A'azem Bishara, an Israeli-Arab lawyer who represents detainees for The Palestin- ian Society for the Protection of Human Rights and the Environment calls the policy "mass detention without any grounds."

"Being Palestinian and male is enough to make you suspicious," Mr. Bishara says. "We are talking about almost an entire generation that has been arrested and humiliated."

Mohammed Yousef, 18, says he was ambushed in his home one night after refusing to attend the local mosque for questioning. "It was raining, and we were left outside without anything to protect us," he says. "We didn't even have any blankets or enough to eat. We were given one apple and one tub of yogurt to share between 10 of us." He was subsequently released but admits he has thrown stones at Israeli soldiers in the past.

Bishara says most detainees are held in makeshift quarters – usually large tents, with 22 prisoners per tent. Mattresses, described as thin, are issued. Sometimes two or three prisoners share one mattress.

Up to 10 percent are children under 18, according to Defense for Children International (Palestine Section), an aid group that provides free legal advice to minors.

To cope with the increased number of detainees, Israel has reopened an isolated prison in the Negev Desert.

Yoni Fighel, a retired IDF colonel and analyst at the International Policy Institute for Counter Terrorism in Herzliya, says the detention policy is an essential part of fighting terror activity. "If you want to intercept terrorism before it occurs, you must detain people, whether it is based on intelligence, inquiries, or interrogation."

Yet Mr. Fighel agrees that "an in-built tension exists between civil rights and combating terrorism.

"Of course, it would be better [that detainees] are those where we have 100 percent evidence of a connection to terrorism, whether passive or active," Fighel says. "The possibility of excessive detention can't be excluded, but some of these detentions are necessary to increase [Israel's] intelligence capability."

After the Oslo Accords were signed in 1993 and Israel withdrew from the main population centers in the West Bank and Gaza, a decrease in intelligence-gathering capacity followed. "We were out of the business," says Fighel. "Now we face a situation where ... we have to build again our intelligence capabilities. This can be done during interrogation of detainees."

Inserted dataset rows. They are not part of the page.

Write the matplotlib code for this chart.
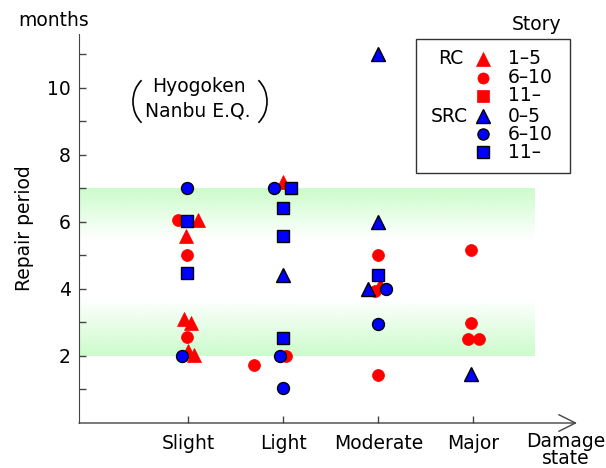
import matplotlib
matplotlib.use('Agg')
import matplotlib.pyplot as plt
import numpy as np
from matplotlib.patches import Arc, Rectangle

plt.rcParams['font.family'] = ['DejaVu Sans']

categories = ['Slight', 'Light', 'Moderate', 'Major']

# (x position, repair months) for each group, x = category index (1..4) with jitter
rc_low_x = [1.10, 0.98, 0.95, 1.03, 1.00, 1.06, 2.00, 3.02]
rc_low_y = [6.05, 5.58, 3.10, 2.98, 2.15, 2.03, 7.20, 4.12]

rc_mid_x = [0.89, 0.99, 0.99, 2.03, 1.69, 3.00, 2.96, 3.00, 3.97, 3.97, 3.94, 4.06]
rc_mid_y = [6.06, 5.00, 2.56, 2.00, 1.73, 5.00, 3.95, 1.43, 5.16, 2.98, 2.50, 2.50]

src_low_x = [2.00, 3.00, 3.00, 2.89, 3.97]
src_low_y = [4.42, 11.00, 6.00, 4.00, 1.46]

src_mid_x = [0.99, 0.93, 1.90, 1.96, 2.00, 3.08, 3.00]
src_mid_y = [7.00, 2.00, 7.00, 2.00, 1.04, 4.00, 2.96]

src_high_x = [0.99, 0.99, 2.08, 2.00, 2.00, 2.00, 3.00]
src_high_y = [6.03, 4.48, 7.00, 6.42, 5.58, 2.54, 4.42]

# shaded ranges (months): solid edge -> fade edge
band_upper = (7.0, 5.5)
band_lower = (2.0, 3.7)

RED = '#FF0000'
BLUE = '#0000FF'
GREEN = np.array([204, 252, 204]) / 255.0
FS = 13.5


def band(ax, solid, fade, x0, x1):
    lo, hi = min(solid, fade), max(solid, fade)
    t = np.linspace(0, 1, 200)[:, None]
    a = t if solid > fade else 1 - t
    img = np.ones((200, 1, 4))
    img[..., :3] = GREEN
    img[..., 3] = a
    ax.imshow(img, extent=(x0, x1, lo, hi), origin='lower', aspect='auto',
              interpolation='bilinear', zorder=0)


fig = plt.figure(figsize=(6.06, 4.68), dpi=100)
ax = fig.add_axes([79 / 606, 1 - 423 / 468, (577 - 79) / 606, (423 - 34) / 468])
ax.set_xlim(-0.15, 5.09)
ax.set_ylim(0, 11.6)

band(ax, *band_upper, -0.15, 4.64)
band(ax, *band_lower, -0.15, 4.64)

ms_tri, ms_o, ms_s = 10, 8.6, 8.6
ax.plot(rc_low_x, rc_low_y, '^', color=RED, ms=ms_tri, mec=RED, mew=0.5, ls='none', zorder=3)
ax.plot(rc_mid_x, rc_mid_y, 'o', color=RED, ms=ms_o, mec=RED, mew=0.5, ls='none', zorder=3)
ax.plot(src_low_x, src_low_y, '^', color=BLUE, ms=ms_tri, mec='black', mew=1, ls='none', zorder=4)
ax.plot(src_mid_x, src_mid_y, 'o', color=BLUE, ms=ms_o, mec='black', mew=1, ls='none', zorder=4)
ax.plot(src_high_x, src_high_y, 's', color=BLUE, ms=ms_s, mec='black', mew=1, ls='none', zorder=4)

for s in ['top', 'right', 'bottom']:
    ax.spines[s].set_visible(False)
ax.spines['left'].set_color('#444444')
ax.annotate('', xy=(1, 0), xytext=(0, 0), xycoords='axes fraction',
            arrowprops=dict(arrowstyle='->, head_length=1.2, head_width=0.6',
                            color='#444444', lw=1, shrinkA=0, shrinkB=0))

ax.set_yticks([2, 4, 6, 8, 10])
ax.set_yticks([1, 3, 5, 7, 9, 11], minor=True)
ax.set_xticks([1, 2, 3, 4])
ax.set_xticklabels(categories)
ax.tick_params(axis='both', which='both', direction='in', length=5, width=1,
               color='#444444', labelsize=FS)
ax.tick_params(axis='y', pad=6)
ax.tick_params(axis='x', pad=8)

# overlay in pixel coordinates for annotations
ov = fig.add_axes([0, 0, 1, 1], zorder=5)
ov.set_xlim(0, 606)
ov.set_ylim(468, 0)
ov.axis('off')

ov.text(54, 20, 'months', ha='center', va='center', fontsize=FS)
ov.text(24, 228, 'Repair period', ha='center', va='center', rotation=90, fontsize=FS)
ov.text(566, 432, 'Damage\nstate', ha='center', va='top', fontsize=FS, linespacing=0.86)

# Hyogoken Nanbu caption
ov.text(199, 86, 'Hyogoken', ha='center', va='center', fontsize=FS)
ov.text(198, 111, 'Nanbu E.Q.', ha='center', va='center', fontsize=FS)
ov.add_patch(Arc((156.5, 101.5), 47, 55, theta1=125, theta2=235, color='black', lw=1.2))
ov.add_patch(Arc((243.5, 101.5), 47, 55, theta1=-55, theta2=55, color='black', lw=1.2))

# legend
ov.text(537, 24, 'Story', ha='center', va='center', fontsize=FS)
ov.add_patch(Rectangle((416, 39), 154, 134, fill=False, edgecolor='#333333', lw=1))
rows = [59, 77.5, 95.5, 116, 134, 152]
styles = [('^', RED, RED, '1\u20135'), ('o', RED, RED, '6\u201310'), ('s', RED, RED, '11\u2013'),
          ('^', BLUE, 'black', '0\u20135'), ('o', BLUE, 'black', '6\u201310'), ('s', BLUE, 'black', '11\u2013')]
for yy, (m, fc, ec, lab) in zip(rows, styles):
    ov.plot([483], [yy], m, color=fc, mec=ec, mew=1 if ec == 'black' else 0.5,
            ms={'^': 10, 'o': 8, 's': 8}[m])
    ov.text(508, yy, lab, ha='left', va='center', fontsize=FS)
ov.text(463, rows[0], 'RC', ha='right', va='center', fontsize=FS)
ov.text(468, rows[3], 'SRC', ha='right', va='center', fontsize=FS)

fig.savefig('out.png', dpi=100, facecolor='white')
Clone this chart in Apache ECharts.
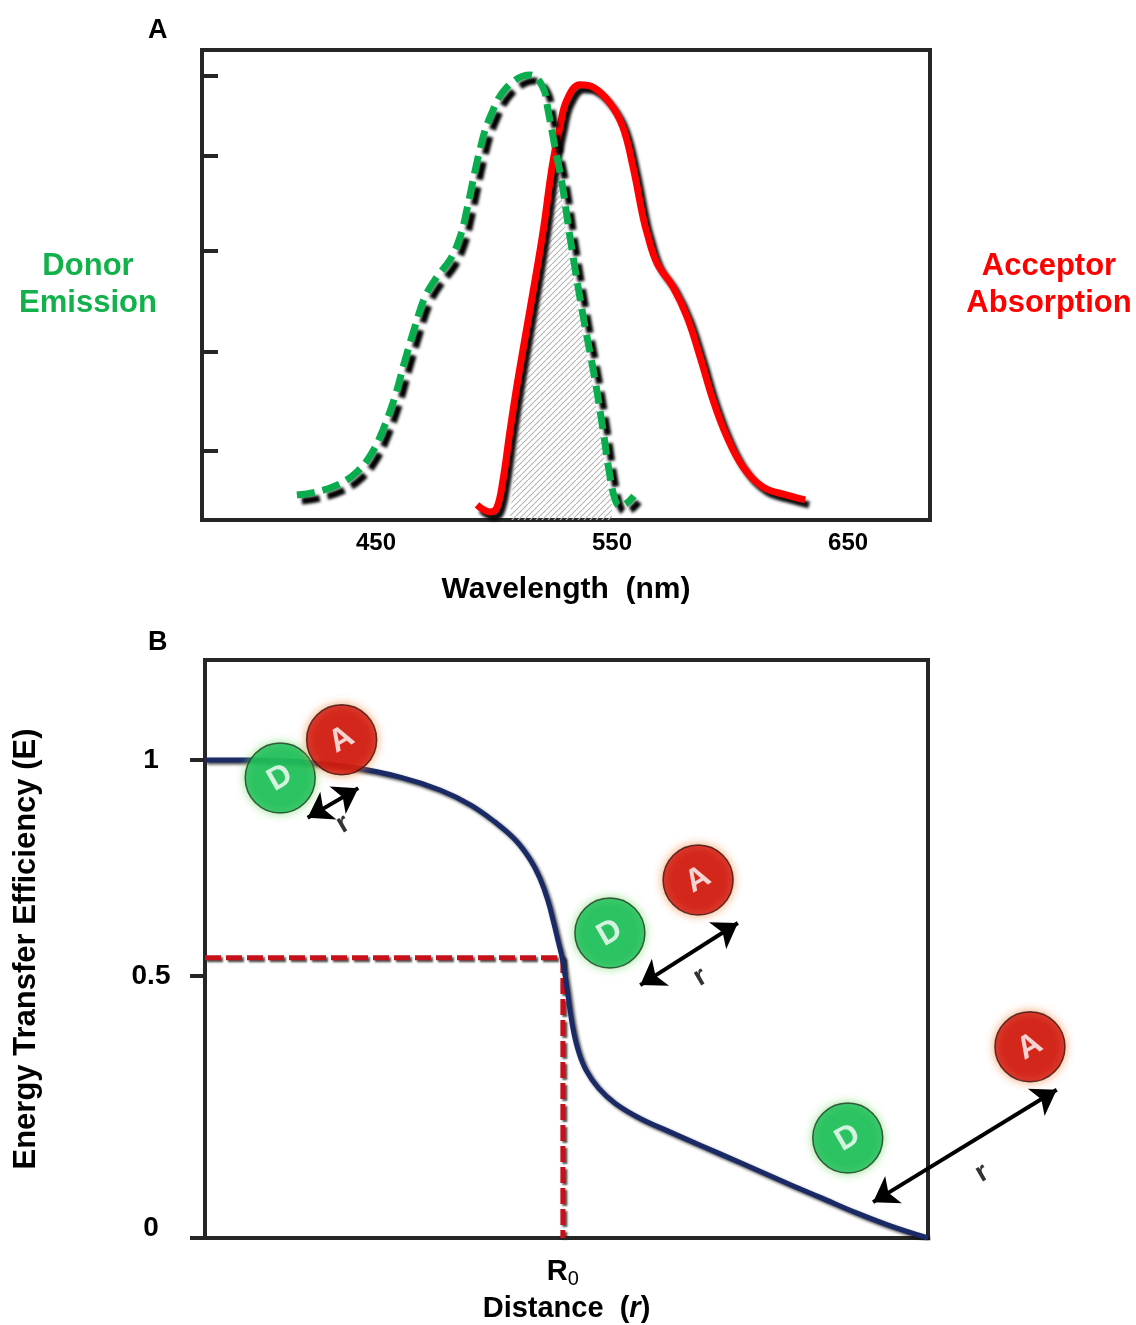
<!DOCTYPE html>
<html>
<head>
<meta charset="utf-8">
<title>FRET</title>
<style>
    html, body { margin:0; padding:0; background:#fff; }
    #main { width:1136px; height:1325px; }
</style>
</head>
<body>
<div id="main"></div>
<script src="https://cdn.jsdelivr.net/npm/echarts@6/dist/echarts.min.js"></script>
<script type="text/javascript">
// ---- panel A: spectra, [wavelength nm, relative intensity] ----
var donorEmission = [
    [416.5, 5.3], [425.0, 6.0], [433.5, 7.4], [441.9, 10.2], [448.3, 14.3], [452.9, 19.1],
    [458.0, 26.2], [462.3, 34.0], [466.5, 41.1], [470.7, 47.4], [475.8, 51.7], [481.3, 55.3],
    [485.6, 60.2], [488.5, 66.0], [494.0, 78.7], [498.3, 85.7], [505.5, 92.1], [515.2, 94.7],
    [520.7, 92.1], [522.9, 87.2], [525.8, 79.4], [528.8, 71.7], [532.2, 60.2], [537.3, 44.7],
    [542.8, 29.8], [546.2, 19.1], [548.7, 10.6], [551.3, 4.3], [553.4, 3.0], [556.3, 3.6], [559.3, 5.1]
];
var acceptorAbsorption = [
    [492.8, 3.2], [498.3, 1.7], [501.2, 2.6], [503.8, 8.5], [506.8, 19.1], [510.1, 29.8],
    [515.2, 44.7], [520.7, 61.1], [524.6, 75.1], [527.9, 83.6], [530.9, 89.4], [536.4, 92.6],
    [541.9, 92.1], [549.1, 88.7], [554.6, 83.6], [558.9, 75.1], [563.1, 64.5], [564.8, 61.1],
    [569.0, 54.7], [575.8, 49.6], [581.8, 43.2], [587.3, 34.7], [592.8, 25.5], [598.7, 17.7],
    [605.5, 11.3], [614.0, 7.0], [624.1, 5.3], [631.8, 4.3]
];
var overlap = [
    [506.7, 0], [508.5, 10.6], [510.2, 19.1], [512.3, 29.8], [517.4, 44.7], [522.4, 61.1],
    [525.4, 70.2], [527.1, 75.5], [530.9, 60.2], [536.0, 44.7], [541.5, 29.8], [544.9, 19.1],
    [547.4, 10.6], [550.0, 3.2], [550.0, 0]
];
var wlLabels = [450, 550, 650];
var intensityTicks = [14.7, 35.9, 57.2, 77.4, 94.5];

// ---- panel B: transfer efficiency vs distance ----
var efficiency = [
    [0, 1.0], [0.062, 1.0], [0.131, 0.996], [0.201, 0.985], [0.270, 0.964], [0.325, 0.937],
    [0.367, 0.906], [0.401, 0.870], [0.429, 0.833], [0.450, 0.791], [0.463, 0.753], [0.474, 0.707],
    [0.483, 0.655], [0.489, 0.617], [0.494, 0.586], [0.500, 0.530], [0.508, 0.446], [0.516, 0.393],
    [0.527, 0.351], [0.544, 0.314], [0.567, 0.282], [0.602, 0.250], [0.643, 0.222], [0.685, 0.194],
    [0.740, 0.158], [0.809, 0.112], [0.851, 0.085], [0.902, 0.052], [0.947, 0.026], [1.0, 0.0]
];
var r0Guide = [[0, 0.586], [0.495, 0.586], [0.495, 0]];
var r0Value = 0.495;
var effTicks = [0, 0.548, 1];
var effLabelPos = [0.02, 0.548, 1];
var donorPos = [[0.104, 0.962], [0.560, 0.638], [0.889, 0.209]];
var acceptorPos = [[0.189, 1.042], [0.682, 0.749], [1.141, 0.400]];
var distArrows = [
    [[0.142, 0.879], [0.212, 0.941]],
    [[0.602, 0.529], [0.737, 0.659]],
    [[0.924, 0.075], [1.178, 0.310]]
];
var rLabelPos = [[0.191, 0.866], [0.685, 0.546], [1.075, 0.136]];

var FONT = '"Liberation Sans", Arial, sans-serif';

// diagonal hatch for the overlap area
var hatch = document.createElement('canvas');
hatch.width = 6; hatch.height = 6;
var hc = hatch.getContext('2d');
hc.strokeStyle = '#b4b4b4';
hc.lineWidth = 1.1;
[-6, 0, 6].forEach(function (k) {
    hc.beginPath();
    hc.moveTo(k, 6);
    hc.lineTo(k + 6, 0);
    hc.stroke();
});

var chart = echarts.init(document.getElementById('main'));

var option = {
    backgroundColor: '#fff',
    animation: false,
    textStyle: { fontFamily: FONT },
    title: [
        { text: 'A', left: 143, top: 12, textStyle: { fontSize: 27, fontWeight: 'bold', color: '#000', fontFamily: FONT } },
        { text: 'B', left: 143, top: 624, textStyle: { fontSize: 27, fontWeight: 'bold', color: '#000', fontFamily: FONT } }
    ],
    grid: [
        { left: 202, top: 50, width: 728, height: 470, show: true, borderWidth: 4, borderColor: '#262626', backgroundColor: 'transparent' },
        { left: 205, top: 660, width: 723, height: 578, show: true, borderWidth: 4, borderColor: '#262626', backgroundColor: 'transparent' },
        // same scale as panel B, wider, for the molecule sketches that sit past the frame
        { left: 205, top: 660, width: 931, height: 578, show: false }
    ],
    xAxis: [
        {
            gridIndex: 0, type: 'value', min: 376.3, max: 684.7,
            axisLine: { show: false }, axisTick: { show: false }, splitLine: { show: false },
            axisLabel: {
                customValues: wlLabels, margin: 11,
                fontSize: 24, fontWeight: 'bold', color: '#000', fontFamily: FONT
            },
            name: 'Wavelength  (nm)', nameLocation: 'middle', nameGap: 55,
            nameTextStyle: { fontSize: 30, fontWeight: 'bold', color: '#000', fontFamily: FONT }
        },
        {
            gridIndex: 1, type: 'value', min: 0, max: 1,
            axisLine: { show: false }, axisTick: { show: false }, splitLine: { show: false },
            axisLabel: {
                customValues: [r0Value], margin: 17,
                formatter: function () { return '{b|R}{s|0}'; },
                rich: {
                    b: { fontSize: 29, fontWeight: 'bold', color: '#000', fontFamily: FONT },
                    s: { fontSize: 20, color: '#000', fontFamily: FONT, padding: [14, 0, 0, 0] }
                }
            },
            name: '{b|Distance  (}{i|r}{b|)}', nameLocation: 'middle', nameGap: 56,
            nameTextStyle: {
                rich: {
                    b: { fontSize: 29, fontWeight: 'bold', color: '#000', fontFamily: FONT },
                    i: { fontSize: 29, fontWeight: 'bold', fontStyle: 'italic', color: '#000', fontFamily: FONT }
                }
            }
        },
        { gridIndex: 2, type: 'value', min: 0, max: 931 / 723, show: false }
    ],
    yAxis: [
        {
            gridIndex: 0, type: 'value', min: 0, max: 100,
            axisLine: { show: false }, splitLine: { show: false }, axisLabel: { show: false },
            axisTick: { show: true, inside: true, length: 16, customValues: intensityTicks, lineStyle: { color: '#262626', width: 4 } },
            name: 'Donor\nEmission', nameLocation: 'middle', nameRotate: 0, nameGap: 114,
            nameTextStyle: { fontSize: 31, fontWeight: 'bold', color: '#13b14c', align: 'center', lineHeight: 37, padding: [15, 0, 0, 0], fontFamily: FONT }
        },
        {
            gridIndex: 0, type: 'value', min: 0, max: 100, position: 'right',
            axisLine: { show: false }, axisTick: { show: false }, splitLine: { show: false }, axisLabel: { show: false },
            name: 'Acceptor\nAbsorption', nameLocation: 'middle', nameRotate: 0, nameGap: 119,
            nameTextStyle: { fontSize: 31, fontWeight: 'bold', color: '#ff0000', align: 'center', lineHeight: 37, padding: [15, 0, 0, 0], fontFamily: FONT }
        },
        {
            gridIndex: 1, type: 'value', min: 0, max: 1.209,
            axisLine: { show: false }, splitLine: { show: false },
            axisTick: { show: true, length: 15, customValues: effTicks, lineStyle: { color: '#262626', width: 4 } },
            axisLabel: {
                customValues: effLabelPos, margin: 54, align: 'center',
                formatter: function (v) { return v > 0.9 ? '1' : (v > 0.3 ? '0.5' : '0'); },
                fontSize: 28, fontWeight: 'bold', color: '#000', fontFamily: FONT
            },
            name: 'Energy Transfer Efficiency (E)', nameLocation: 'middle', nameRotate: 90, nameGap: 163,
            nameTextStyle: { fontSize: 31, fontWeight: 'bold', color: '#000', fontFamily: FONT }
        },
        { gridIndex: 2, type: 'value', min: 0, max: 1.209, show: false }
    ],
    series: [
        {
            name: 'Overlap', type: 'line', xAxisIndex: 0, yAxisIndex: 0, z: 1,
            data: overlap, symbol: 'none', silent: true,
            lineStyle: { width: 0, opacity: 0 },
            areaStyle: { color: { image: hatch, repeat: 'repeat' }, opacity: 1 }
        },
        {
            name: 'Acceptor Absorption', type: 'line', xAxisIndex: 0, yAxisIndex: 0, z: 3,
            data: acceptorAbsorption, symbol: 'none', smooth: 0.4,
            lineStyle: { color: '#ff0000', width: 7, shadowColor: 'rgba(0,0,0,0.95)', shadowBlur: 3, shadowOffsetX: 4, shadowOffsetY: 5 }
        },
        {
            name: 'Donor Emission', type: 'line', xAxisIndex: 0, yAxisIndex: 0, z: 4,
            data: donorEmission, symbol: 'none', smooth: 0.4,
            lineStyle: { color: '#0aad4e', width: 7, type: [18, 8], shadowColor: 'rgba(0,0,0,1)', shadowBlur: 3, shadowOffsetX: 5, shadowOffsetY: 6 }
        },
        {
            name: 'R0 guide', type: 'line', xAxisIndex: 1, yAxisIndex: 2, z: 2,
            data: r0Guide, symbol: 'none',
            lineStyle: { color: '#c8101a', width: 5, type: [16, 5], shadowColor: 'rgba(40,40,40,0.8)', shadowBlur: 2, shadowOffsetX: 2, shadowOffsetY: 2 }
        },
        {
            name: 'Efficiency', type: 'line', xAxisIndex: 1, yAxisIndex: 2, z: 3,
            data: efficiency, symbol: 'none', smooth: 0.4,
            lineStyle: { color: '#1a2a66', width: 5, shadowColor: 'rgba(0,0,0,0.7)', shadowBlur: 3, shadowOffsetX: 2, shadowOffsetY: 2 }
        },
        {
            name: 'r', type: 'scatter', xAxisIndex: 2, yAxisIndex: 3, z: 6, clip: false, silent: true,
            data: rLabelPos, symbolSize: 1, itemStyle: { color: 'transparent' },
            label: { show: true, position: 'inside', formatter: 'r', rotate: 30, fontSize: 28, fontWeight: 'bold', color: '#000', fontFamily: FONT },
            markLine: {
                silent: true, symbol: ['arrow', 'arrow'], symbolSize: 24,
                label: { show: false },
                lineStyle: { color: '#000', width: 4, type: 'solid', opacity: 1 },
                emphasis: { disabled: true },
                data: distArrows.map(function (a) { return [{ coord: a[0] }, { coord: a[1] }]; })
            }
        },
        {
            name: 'D', type: 'scatter', xAxisIndex: 2, yAxisIndex: 3, z: 7, clip: false, silent: true,
            data: donorPos, symbolSize: 70,
            itemStyle: { color: '#0fba55', borderColor: '#1d3a22', borderWidth: 1.5, shadowColor: 'rgba(120,220,110,0.9)', shadowBlur: 8 },
            label: { show: true, position: 'inside', formatter: 'D', rotate: 30, fontSize: 32, fontWeight: 'bold', color: '#fff', fontFamily: FONT }
        },
        {
            name: 'A', type: 'scatter', xAxisIndex: 2, yAxisIndex: 3, z: 7, clip: false, silent: true,
            data: acceptorPos, symbolSize: 70,
            itemStyle: { color: '#cc0606', borderColor: '#3a1010', borderWidth: 1.5, shadowColor: 'rgba(240,140,70,0.95)', shadowBlur: 8 },
            label: { show: true, position: 'inside', formatter: 'A', rotate: 30, fontSize: 32, fontWeight: 'bold', color: '#fff', fontFamily: FONT }
        }
    ]
};

chart.setOption(option);
</script>
</body>
</html>
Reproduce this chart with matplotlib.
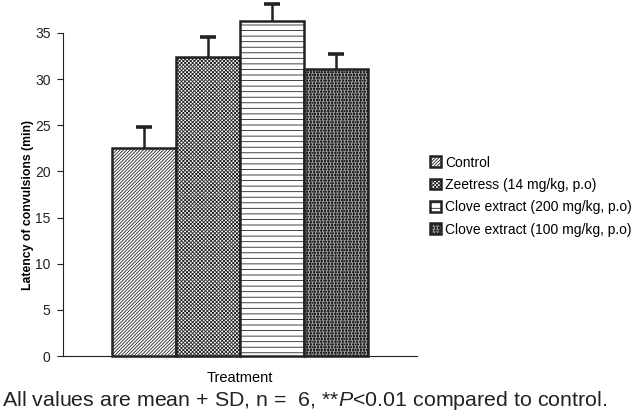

Fighel says Palestinians are offered "opportunities" to collaborate with Israel during interrogation.

"It's not Club Med, that's true," he says of the conditions facing detainees. "But I would be very critical of any evidence of torture. It's not in the [guidelines governing detention policy]."

Amnesty International has requested an independent inquiry to investigate arbitrary detentions and reports of abuse.